Moving key hashing into the client

Sat Jan 12 18:53:52 UTC 2008

On Jan 12, 2008, at 6:24 AM, Tomash Brechko wrote:
> I mean the server computes some hash value to decide where the key
> belongs in server's hash table.  I.e. it is how the server finds the
> key in its memory.

If the client passes in the same hash that it uses for server  
selection, won't that lead to nonuniform distribution of keys to hash  
buckets? Ideally you want a completely different hash function for  
server selection than for item bucketing within the server. A simple  
example:

Say you have two memcached hosts. The client computes a hash value and  
does a simple "modulo by number of hosts" to pick one of them. Then it  
sends its request along with the hash value.

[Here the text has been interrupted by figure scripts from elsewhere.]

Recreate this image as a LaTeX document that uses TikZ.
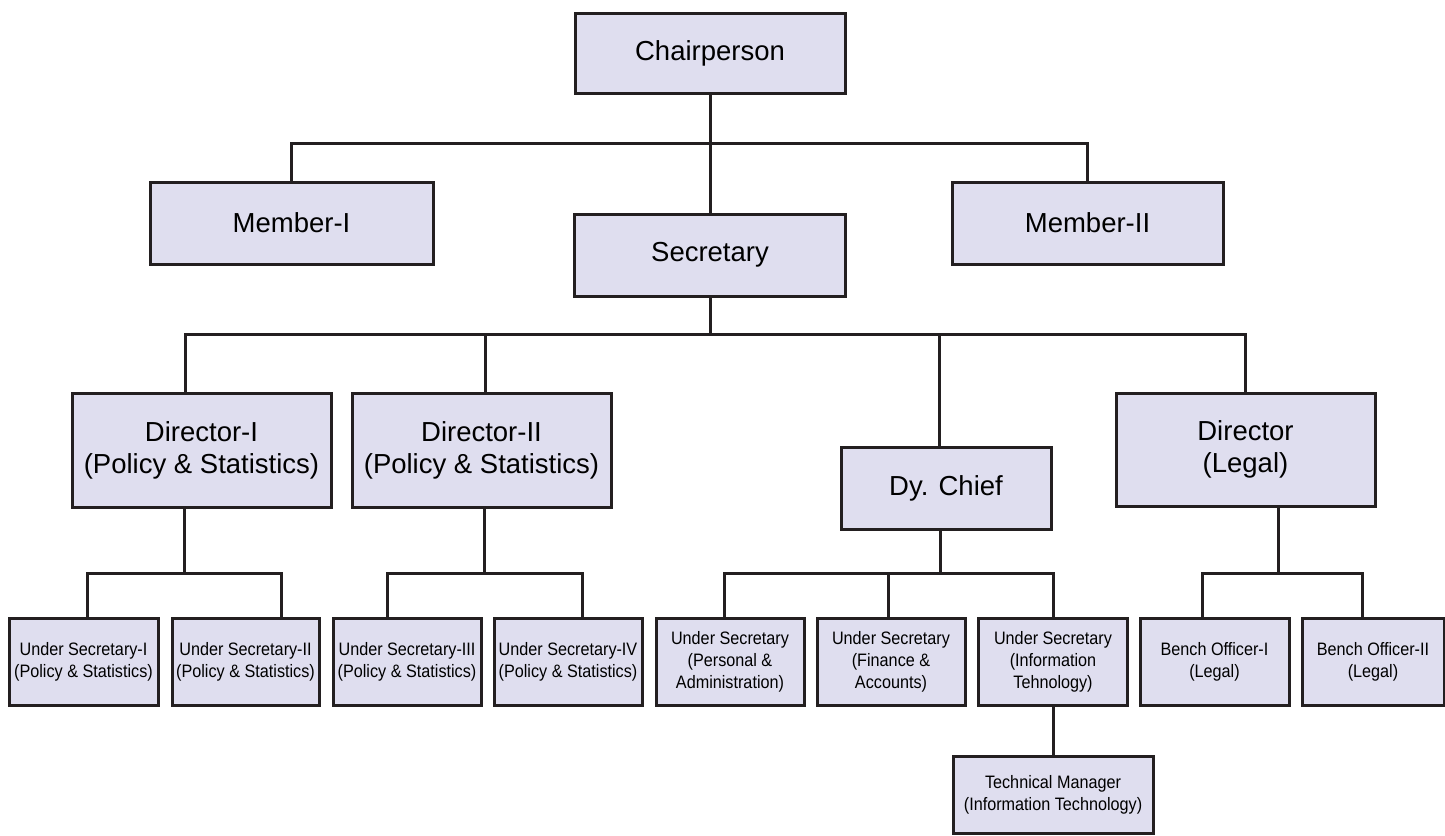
\documentclass[tikz,border=0pt]{standalone}
\usepackage{fontspec}
\setmainfont{Liberation Sans}
\newfontfamily\narrowsf{Liberation Sans}[FakeStretch=0.9]
\usetikzlibrary{calc}
\definecolor{BoxFill}{RGB}{223,222,239}
\definecolor{LineGray}{RGB}{35,31,32}

\begin{document}
\begin{tikzpicture}[x=1pt,y=-1pt,
        bigbox/.style={draw=LineGray,fill=BoxFill,line width=3pt,inner sep=0pt,align=center,font=\fontsize{27.5}{32}\selectfont},
        smallbox/.style={draw=LineGray,fill=BoxFill,line width=3pt,inner sep=0pt,align=center,minimum width=148pt,minimum height=87pt,font=\narrowsf\fontsize{18}{22}\selectfont},
        link/.style={draw=LineGray,line width=3pt}]
        \useasboundingbox (0,0) rectangle (1445,835);
        \node[bigbox,minimum width=270pt,minimum height=80pt] (chair) at (710,53) {Chairperson};
        \node[bigbox,minimum width=283pt,minimum height=82pt] (mem1) at (291.5,223) {Member-I};
        \node[bigbox,minimum width=271pt,minimum height=82pt] (mem2) at (1087.5,223) {Member-II};
        \node[bigbox,minimum width=271pt,minimum height=82pt] (sec) at (710,255) {Secretary};
        \node[bigbox,minimum width=259pt,minimum height=114pt] (dir1) at (201.5,450) {Director-I\\(Policy \& Statistics)};
        \node[bigbox,minimum width=259pt,minimum height=114pt] (dir2) at (481.5,450) {Director-II\\(Policy \& Statistics)};
        \node[bigbox,minimum width=210pt,minimum height=82pt] (dychief) at (946,488) {Dy. Chief};
        \node[bigbox,minimum width=259pt,minimum height=113pt] (dirlegal) at (1245.5,449.5) {Director\\(Legal)};
        \node[smallbox,minimum width=149pt] (us1) at (83.5,661.5) {Under Secretary-I\\(Policy \& Statistics)};
        \node[smallbox,minimum width=147pt] (us2) at (245.5,661.5) {Under Secretary-II\\(Policy \& Statistics)};
        \node[smallbox] (us3) at (407,661.5) {Under Secretary-III\\(Policy \& Statistics)};
        \node[smallbox] (us4) at (568,661.5) {Under Secretary-IV\\(Policy \& Statistics)};
        \node[smallbox] (uspa) at (730,661.5) {Under Secretary\\(Personal \&\\Administration)};
        \node[smallbox] (usfa) at (891,661.5) {Under Secretary\\(Finance \&\\Accounts)};
        \node[smallbox,minimum width=149pt] (usit) at (1053,661.5) {Under Secretary\\(Information\\Tehnology)};
        \node[smallbox,minimum width=149pt] (bench1) at (1214.5,661.5) {Bench Officer-I\\(Legal)};
        \node[smallbox,minimum width=142pt] (bench2) at (1373,661.5) {Bench Officer-II\\(Legal)};
        \node[smallbox,minimum width=200pt,minimum height=77pt] (techman) at (1053,794.5) {Technical Manager\\(Information Technology)};
        \draw[link] (chair.south) -- (sec.north);
        \coordinate (top) at (710,143);
        \coordinate (mid) at (710,334);
        \draw[link] (mem1.north) |- (top) -| (mem2.north);
        \draw[link] (sec.south) -- (mid);
        \draw[link] ([xshift=-16pt]dir1.north) |- (mid) -| (dirlegal.north);
        \draw[link] ([xshift=3.5pt]dir2.north) |- (mid);
        \draw[link] ([xshift=-7pt]dychief.north) |- (mid);
        \draw[link] ([xshift=-17pt]dir1.south) -- ++(0,65) coordinate (j1);
        \draw[link] ([xshift=3.5pt]us1.north) |- (j1) -| ([xshift=35.5pt]us2.north);
        \draw[link] ([xshift=2.5pt]dir2.south) -- ++(0,65) coordinate (j2);
        \draw[link] ([xshift=-20pt]us3.north) |- (j2) -| ([xshift=14pt]us4.north);
        \draw[link] ([xshift=-6pt]dychief.south) -- ++(0,43) coordinate (j3);
        \draw[link] ([xshift=-6pt]uspa.north) |- (j3) -| (usit.north);
        \draw[link] ([xshift=-3pt]usfa.north) -- ++(0,-45);
        \draw[link] (usit.south) -- (techman.north);
        \draw[link] ([xshift=32.5pt]dirlegal.south) -- ++(0,66) coordinate (j4);
        \draw[link] ([xshift=-12.5pt]bench1.north) |- (j4) -| ([xshift=-11pt]bench2.north);
\end{tikzpicture}
\end{document}
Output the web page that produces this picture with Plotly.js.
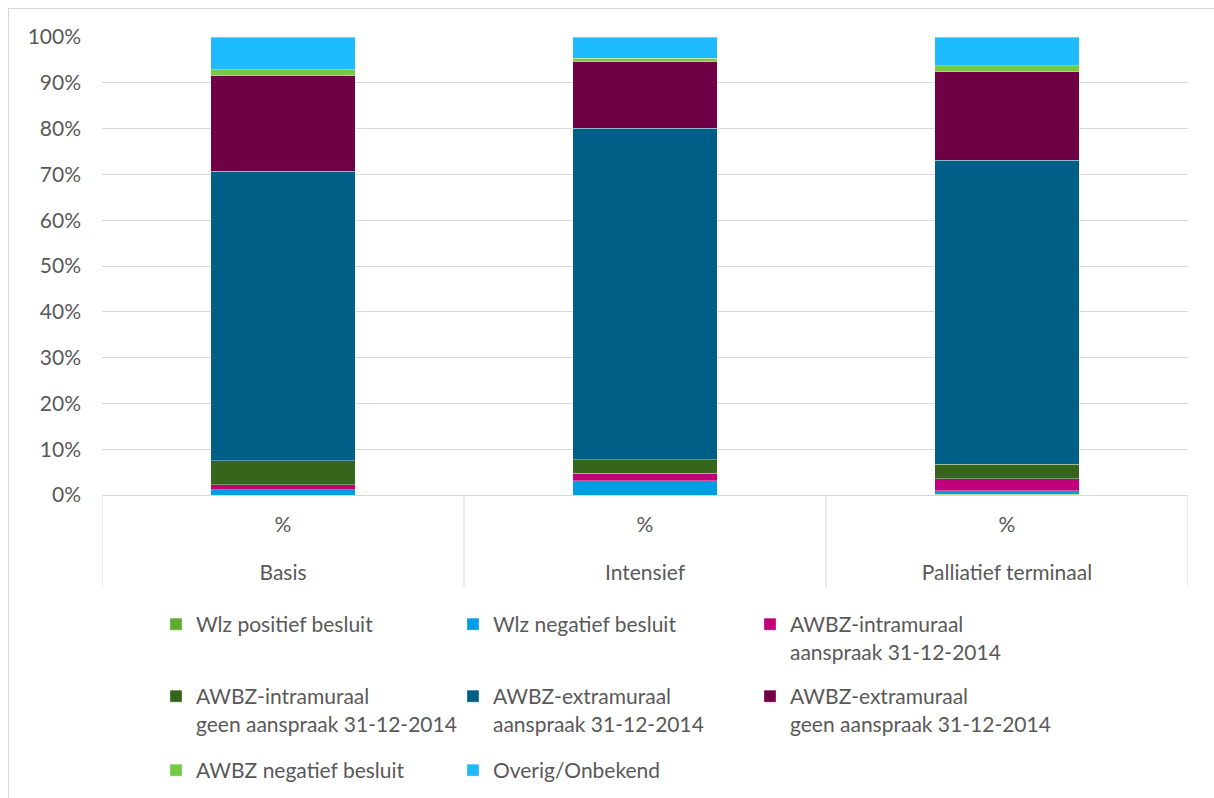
<!DOCTYPE html>
<html><head><meta charset="utf-8">
<script src="https://cdn.plot.ly/plotly-3.0.1.min.js"></script>
<style>
html,body{margin:0;padding:0;background:#fff;overflow:hidden;}
#frame{position:absolute;left:8px;top:8px;width:1300px;height:900px;border-left:1px solid #d9d9d9;border-top:1px solid #d9d9d9;pointer-events:none;z-index:5;}
#chart{position:absolute;left:0;top:0;width:1214px;height:798px;}
</style></head>
<body>
<div id="chart"></div><div id="frame"></div>
<script>
const categories = ["Basis", "Intensief", "Palliatief terminaal"];
const subLabels = ["%", "%", "%"];
const seriesNames = [
  "Wlz positief besluit",
  "Wlz negatief besluit",
  "AWBZ-intramuraal<br>aanspraak 31-12-2014",
  "AWBZ-intramuraal<br>geen aanspraak 31-12-2014",
  "AWBZ-extramuraal<br>aanspraak 31-12-2014",
  "AWBZ-extramuraal<br>geen aanspraak 31-12-2014",
  "AWBZ negatief besluit",
  "Overig/Onbekend"
];
const wlzPositief      = [0.0, 0.0, 0.2];
const wlzNegatief      = [1.1, 3.1, 0.7];
const intraAanspraak   = [1.1, 1.6, 2.6];
const intraGeen        = [5.3, 3.0, 3.2];
const extraAanspraak   = [63.2, 72.4, 66.4];
const extraGeen        = [20.8, 14.5, 19.3];
const awbzNegatief     = [1.3, 0.8, 1.3];
const overig           = [7.2, 4.6, 6.3];
const seriesValues = [wlzPositief, wlzNegatief, intraAanspraak, intraGeen, extraAanspraak, extraGeen, awbzNegatief, overig];
const colors = ["#5cad2e", "#009fe3", "#c0007a", "#36651c", "#005f87", "#700045", "#76c943", "#1ebcff"];
// legend rows: row 1 = legend (+ legend4 for the 3rd column), row 2 = legend2 (+ legend5), row 3 = legend3
const legendGroups = ["legend", "legend", "legend4", "legend2", "legend2", "legend5", "legend3", "legend3"];

const traces = seriesNames.map((n, i) => ({
  type: "bar",
  name: n,
  x: categories,
  y: seriesValues[i],
  width: 0.4,
  marker: {color: colors[i], line: {color: "rgba(255,255,255,0.45)", width: 0.75}},
  legend: legendGroups[i],
  hoverinfo: "y+name"
}));
// carrier for the inner "%" label row of the category axis
traces.push({type: "scatter", mode: "none", x: categories, y: [null, null, null],
  xaxis: "x2", yaxis: "y", showlegend: false, hoverinfo: "skip"});

const font = {family: "Lato, 'Open Sans', sans-serif", size: 21, color: "#595959"};
const legendBase = {orientation: "h", entrywidth: 252, entrywidthmode: "pixels", traceorder: "normal",
  font: font, xanchor: "left", yanchor: "top", x: 0.0497, yref: "container", valign: "top",
  bgcolor: "rgba(0,0,0,0)", itemclick: false, itemdoubleclick: false};
const col3x = (750 - 102) / 1086;

const H = 798;
const cy = py => 1 - py / H;
const pxToPaper = py => (495 - py) / 458;
const dividerShapes = [-0.5, 0.5, 1.5, 2.5].map(xv => ({
  type: "line", xref: "x", yref: "paper", x0: xv, x1: xv, y0: 0, y1: pxToPaper(587),
  line: {color: "#d9d9d9", width: 1}
}));

const layout = {
  width: 1214, height: 798,
  margin: {l: 102, r: 26, t: 37, b: 303},
  paper_bgcolor: "#fff", plot_bgcolor: "#fff",
  barmode: "stack",
  font: font,
  showlegend: true,
  xaxis: {
    type: "category", range: [-0.5, 2.5],
    tickvals: categories, ticktext: categories,
    ticks: "", ticklabelstandoff: 59,
    showline: true, linecolor: "#d9d9d9", linewidth: 1,
    tickfont: font, fixedrange: true, automargin: false
  },
  xaxis2: {
    type: "category", range: [-0.5, 2.5], overlaying: "x", anchor: "y", side: "bottom",
    tickvals: categories, ticktext: subLabels,
    ticks: "", ticklabelstandoff: 15, showgrid: false, showline: false, zeroline: false,
    tickfont: font, fixedrange: true, automargin: false
  },
  yaxis: {
    range: [0, 100], dtick: 10, ticksuffix: "%",
    gridcolor: "#d9d9d9", gridwidth: 1, zeroline: false,
    ticks: "", ticklabelstandoff: 20, tickfont: font, fixedrange: true, automargin: false
  },
  legend: Object.assign({}, legendBase, {y: cy(604)}),
  legend2: Object.assign({}, legendBase, {y: cy(676)}),
  legend3: Object.assign({}, legendBase, {y: cy(750)}),
  legend4: Object.assign({}, legendBase, {y: cy(604), x: col3x, entrywidth: null, entrywidthmode: undefined}),
  legend5: Object.assign({}, legendBase, {y: cy(676), x: col3x, entrywidth: null, entrywidthmode: undefined}),
  shapes: dividerShapes
};
delete layout.legend4.entrywidth; delete layout.legend4.entrywidthmode;
delete layout.legend5.entrywidth; delete layout.legend5.entrywidthmode;

Plotly.newPlot("chart", traces, layout, {displayModeBar: false});
</script>
</body></html>
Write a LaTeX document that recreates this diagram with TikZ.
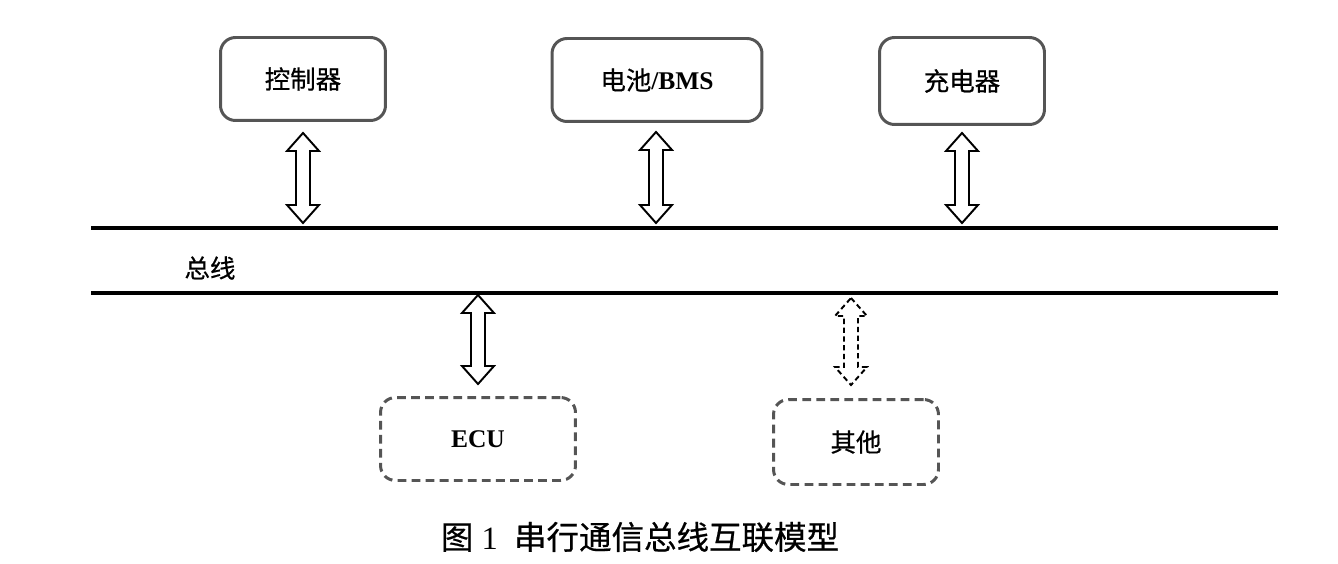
\documentclass[tikz,border=0pt]{standalone}
\usepackage{fontspec}
\setmainfont{Liberation Serif}
\newfontfamily\cjk[FakeBold=0.6]{Noto Sans CJK SC}
\usetikzlibrary{positioning,calc}
\definecolor{BoxGray}{RGB}{85,85,85}
\tikzset{
  box/.style={draw=BoxGray,line width=1.7pt,rounded corners=0.3cm,inner sep=0pt,
    minimum width=3.3cm,minimum height=1.66cm,font=\fontsize{14.5}{16}\selectfont},
  optbox/.style={box,dash pattern=on 5pt off 3pt},
  bus/.style={draw=black,line width=2pt},
  link/.style={draw=black,line width=1.1pt,fill=white,line join=miter},
  optlink/.style={link,dash pattern=on 3pt off 2pt},
  label/.style={font=\fontsize{14.5}{16}\selectfont},
}
% hollow two-headed arrow between a top tip and a bottom tip
\newcommand{\buslink}[3][link]{%
  \draw[#1] (#2) -- ($(#2)+(16,18)$) -- ($(#2)+(7,18)$) -- ($(#3)+(7,-18)$)
    -- ($(#3)+(16,-18)$) -- (#3) -- ($(#3)+(-16,-18)$) -- ($(#3)+(-7,-18)$)
    -- ($(#2)+(-7,18)$) -- ($(#2)+(-16,18)$) -- cycle;}

\begin{document}
\begin{tikzpicture}[x=0.02cm,y=-0.02cm]
\useasboundingbox (0,0) rectangle (1338,564);
% bus
\draw[bus] (91,228) coordinate (busA-w) -- (1278,228) coordinate (busA-e);
\draw[bus] (91,293) coordinate (busB-w) -- (1278,293) coordinate (busB-e);
\node[label] (busname) at (210,268) {\cjk 总线};
% units on top
\node[box] (ctl) at (303,79) {\cjk 控制器};
\node[box,minimum width=4.2cm] (bms) at (657,80) {{\cjk 电池}\textbf{/BMS}};
\node[box,minimum height=1.74cm] (chg) at (962,81) {\cjk 充电器};
% units below
\node[optbox,minimum width=3.9cm] (ecu) at (478,439) {\textbf{ECU}};
\node[optbox,minimum height=1.7cm] (misc) at (856,442) {\cjk 其他};
% links
\coordinate (ctl-t) at ($(ctl.south)+(0,11)$);
\coordinate (ctl-b) at ($(ctl.south |- busA-w)+(0,-5)$);
\coordinate (bms-t) at ($(bms.south)+(-1,9)$);
\coordinate (bms-b) at ($(bms-t |- busA-w)+(0,-5)$);
\coordinate (chg-t) at ($(chg.south)+(0,7)$);
\coordinate (chg-b) at ($(chg.south |- busA-w)+(0,-5)$);
\coordinate (ecu-t) at ($(ecu.north |- busB-w)+(0,2)$);
\coordinate (ecu-b) at ($(ecu.north)+(0,-12)$);
\coordinate (misc-t) at ($(misc.north |- busB-w)+(-5,5)$);
\coordinate (misc-b) at ($(misc.north)+(-5,-13)$);
\buslink{ctl-t}{ctl-b}
\buslink{bms-t}{bms-b}
\buslink{chg-t}{chg-b}
\buslink{ecu-t}{ecu-b}
\buslink[optlink]{misc-t}{misc-b}
% caption
\node[font=\fontsize{18.5}{20}\selectfont] (caption) at (640,537)
  {{\cjk 图}\hspace{0.25em}1\hspace{0.5em}{\cjk 串行通信总线互联模型}};
\end{tikzpicture}
\end{document}
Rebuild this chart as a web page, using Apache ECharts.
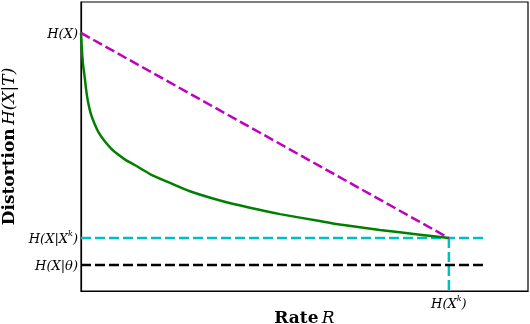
<!DOCTYPE html>
<html>
<head>
<meta charset="utf-8">
<script src="https://cdn.jsdelivr.net/npm/echarts@6/dist/echarts.min.js"></script>
<style>
  html, body { margin: 0; padding: 0; background: #fff; }
  #chart { width: 530px; height: 324px; }
</style>
</head>
<body>
<div id="chart"></div>
<script>
  // rate-distortion curve
  const rateX = [0, 0.0014, 0.0027, 0.0054, 0.010, 0.0136, 0.019, 0.027, 0.037, 0.049, 0.064, 0.082, 0.101, 0.122, 0.146, 0.190, 0.242, 0.296, 0.378, 0.459, 0.541, 0.649, 0.704, 0.812, 0.921, 1.0];
  const distY = [0.893, 0.860, 0.830, 0.785, 0.740, 0.700, 0.655, 0.612, 0.578, 0.546, 0.519, 0.493, 0.472, 0.453, 0.436, 0.403, 0.374, 0.345, 0.313, 0.288, 0.266, 0.242, 0.230, 0.211, 0.195, 0.183];

  // reference levels
  const hX = 0.893;
  const hXk = 0.183;
  const hTheta = 0.09;
  const rateK = 1.0;
  const lineEnd = 1.103;
  const xMax = 1.215;

  const yTickValues = [hTheta, hXk, hX];
  const yTickLabels = ['{i|H(X|θ)}', '{i|H(X|X}{s|k}{i|)}', '{i|H(X)}'];

  const serif = '"DejaVu Serif", "Liberation Serif", serif';
  const richMath = {
    i: { fontFamily: serif, fontStyle: 'italic', fontSize: 13, lineHeight: 16, verticalAlign: 'bottom', color: '#000' },
    s: { fontFamily: serif, fontStyle: 'italic', fontSize: 8, lineHeight: 7, verticalAlign: 'top', color: '#000' },
    b: { fontFamily: serif, fontWeight: 'bold', fontSize: 17, color: '#000' },
    m: { fontFamily: serif, fontStyle: 'italic', fontSize: 17, color: '#000' }
  };

  const dashed = [10, 4];

  const option = {
    animation: false,
    grid: {
      left: 81, right: 2, top: 2, bottom: 33,
      outerBoundsMode: 'none',
      containLabel: false,
      show: true, borderColor: '#000', borderWidth: 1.2
    },
    xAxis: {
      type: 'value',
      min: 0, max: xMax,
      name: '{b|Rate} {m|R}',
      nameLocation: 'middle',
      nameGap: 19,
      nameMoveOverlap: false,
      nameTextStyle: { rich: richMath },
      axisLine: { show: true, lineStyle: { color: '#000', width: 1.2 } },
      axisTick: { show: false },
      splitLine: { show: false },
      axisLabel: {
        customValues: [rateK],
        formatter: () => '{i|H(X}{s|k}{i|)}',
        rich: richMath,
        margin: 4
      }
    },
    yAxis: {
      type: 'value',
      min: 0, max: 1,
      name: '{b|Distortion} {m|H(X|T)}',
      nameLocation: 'middle',
      nameGap: 63,
      nameMoveOverlap: false,
      nameTextStyle: { rich: richMath },
      axisLine: { show: true, lineStyle: { color: '#000', width: 1.2 } },
      axisTick: { show: false },
      splitLine: { show: false },
      axisLabel: {
        customValues: yTickValues,
        formatter: (v) => {
          let best = 0;
          yTickValues.forEach((t, k) => { if (Math.abs(t - v) < Math.abs(yTickValues[best] - v)) best = k; });
          return yTickLabels[best];
        },
        rich: richMath,
        margin: 3
      }
    },
    series: [
      {
        type: 'line',
        data: [[0, hXk], [lineEnd, hXk]],
        symbol: 'none',
        lineStyle: { color: '#00bfbf', width: 2.5, type: dashed }
      },
      {
        type: 'line',
        data: [[rateK, hXk], [rateK, 0]],
        symbol: 'none',
        lineStyle: { color: '#00bfbf', width: 2.5, type: dashed }
      },
      {
        type: 'line',
        data: [[0, hTheta], [lineEnd, hTheta]],
        symbol: 'none',
        lineStyle: { color: '#000', width: 2.5, type: dashed }
      },
      {
        type: 'line',
        data: rateX.map((x, k) => [x, distY[k]]),
        smooth: 0.2,
        symbol: 'none',
        lineStyle: { color: '#008000', width: 2.5 }
      },
      {
        type: 'line',
        data: [[0, hX], [rateK, hXk]],
        symbol: 'none',
        lineStyle: { color: '#bf00bf', width: 2.5, type: dashed }
      }
    ]
  };

  const chart = echarts.init(document.getElementById('chart'));
  chart.setOption(option);
</script>
</body>
</html>
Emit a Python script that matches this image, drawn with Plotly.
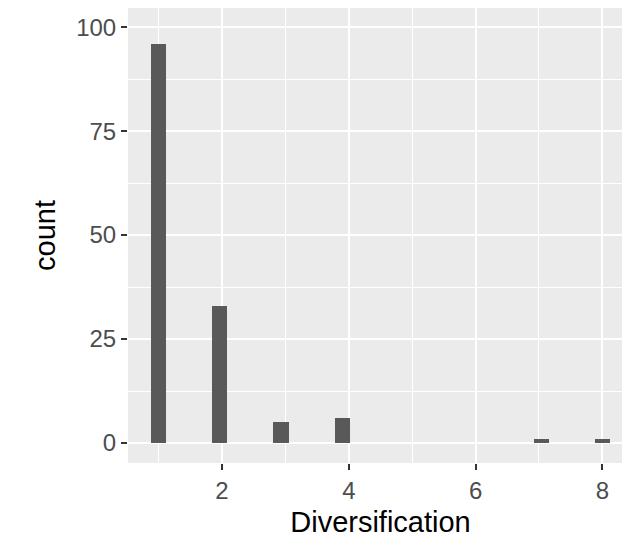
import plotly.graph_objects as go

values = [1, 2, 3, 4, 7, 8]
counts = [96, 33, 5, 6, 1, 1]
x_ticks = [2, 4, 6, 8]
y_ticks = [0, 25, 50, 75, 100]

bw = 7 / 29
fig = go.Figure(go.Histogram(
    x=values, y=counts, histfunc="sum",
    xbins=dict(start=1 - bw / 2, end=8 + bw / 2, size=bw),
    marker=dict(color="#595959", line=dict(width=0)),
))
axis_common = dict(
    showgrid=True, gridcolor="white", gridwidth=2.2, automargin=False,
    ticks="outside", ticklen=6, tickwidth=1.5, tickcolor="#333333",
    tickfont=dict(family="Liberation Sans, Arial", size=24, color="#4D4D4D"),
    zeroline=False, showline=False,
)
fig.update_xaxes(range=[0.517, 8.483], tickvals=x_ticks,
                 minor=dict(tickvals=[1, 3, 5, 7], showgrid=True, gridcolor="white", gridwidth=1),
                 title=dict(text="Diversification", font=dict(family="Liberation Sans, Arial", size=29, color="black"), standoff=8),
                 **axis_common)
fig.update_yaxes(range=[-4.8, 104.6], tickvals=y_ticks,
                 minor=dict(tickvals=[12.5, 37.5, 62.5, 87.5], showgrid=True, gridcolor="white", gridwidth=1),
                 title=dict(text="count", font=dict(family="Liberation Sans, Arial", size=29, color="black"), standoff=12),
                 **axis_common)
fig.update_layout(
    width=630, height=558, margin=dict(l=120, r=5, t=0, b=103),
    plot_bgcolor="#EBEBEB", paper_bgcolor="white", bargap=0.0, showlegend=False,
)
fig.write_html("out.html")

The server does a simple "modulo by number of buckets" to figure out  
where to put the value. If the number of buckets is a power of two,  
half of them are guaranteed to always be unused in this scheme,  
because, e.g., only keys whose hash values have the low bit set will  
be sent to server #2, whereas only hash values whose low bit is clear  
will be sent to server #1. So you end up either wasting memory on  
empty buckets or, more likely, not even noticing that the linked lists  
in your buckets are twice as long as you'd like just because you're  
basing the "do I auto-expand the hashtable?" decision on number of  
items / number of buckets.

This is less of an issue if the number of servers is a prime number,  
or if you change memcached to always use a prime number of buckets,  
but I think using the same hash function for server selection and for  
internal server data structures is likely to lead to weird, hard to  
diagnose inefficiencies.

The bigger question: Are you actually seeing a server that's  
bottlenecked on the cost of computing the key hash? In our tests,  
hashing was so cheap that I didn't even bother moving the hash  
computation outside the mutex-protected part of the code. It is  
lightning fast because the entire key tends to fit in the CPU's L1  
cache, so you pay basically nothing to scan it and do the simple hash  
computation memcached uses internally.

If you're seeing lots of lock contention in threaded mode and hashing  
looks like a culprit, I'd try moving the hash computation up into the  
non-lock-protected code before I'd go messing with the protocol and  
breaking compatibility with all existing clients just to put that  
miniscule piece of work on the client's plate.

-Steve